CCBE Issues Guidance on Generative AI Use in Legal Practice
31 October 2025 // Preprint Issue 3/2025
Pingen Kopie Dr. Anna Pingen

On 2 October 2025, the Council of Bars and Law Societies of Europe (CCBE) published a Guide on the Use of Generative AI by Lawyers. It aims to raise awareness regarding the use of generative AI (GenAI) in legal practice and to highlight the opportunities and risks associated with its use, in particular with regard to applicable professional ethics and regulations.

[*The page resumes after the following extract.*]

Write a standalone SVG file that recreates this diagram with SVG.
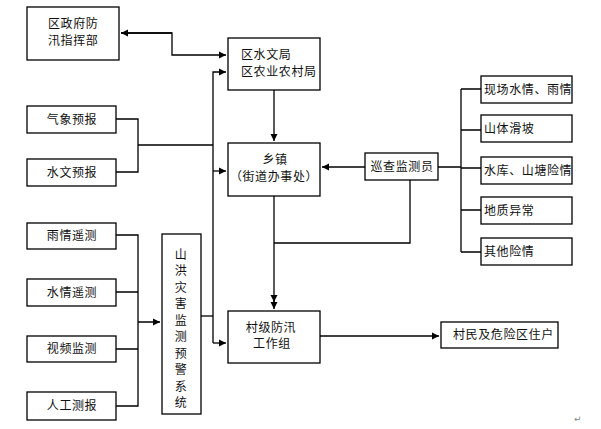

The guide criticises the lack of a definition of GenAI, which seems to be a subset under general purpose AI systems as defined in Art. 3 of the AI Act. According to the CCBE, the use of GenAI among lawyers is increasing, and it brings tangible advantages: greater efficiency, quicker handling of cases, enhanced research capacity, and reduced costs. However, these benefits must be balanced against the following serious risks:

  • Client data retention by AI systems without the user’s knowledge, which raises concerns about privacy and data protection;
  • Hallucinations, when GenAI produces factually incorrect or illogical outputs, e.g., inventing case law or misattributing quotations;
  • Reproduction or amplification of societal biases;
  • Lack of transparency around how GenAI systems function;
  • Unresolved questions surrounding intellectual property in AI-generated content;
  • Heightened cybersecurity vulnerabilities linked to the use of such tools.

More specifically, the guide points out that the use of GenAI might affect several core principles of the legal profession, such as:

  • Confidentiality: Lawyers may not input personal, confidential, or client-related information into GenAI tools;
  • Professional competence: Outputs generated by AI must be independently verified; lawyers must understand the technology’s capabilities and limitations.
  • Independence: Awareness of algorithmic bias and AI “sycophancy” is key to avoiding undue influence on professional judgment;
  • Transparency: Lawyers should inform clients when they intend to use GenAI tools, affording clients the opportunity to object to its use.

With this guidance, the CCBE underscores that GenAI can support legal practice only if used responsibly – with safeguards that preserve the profession’s ethical foundations.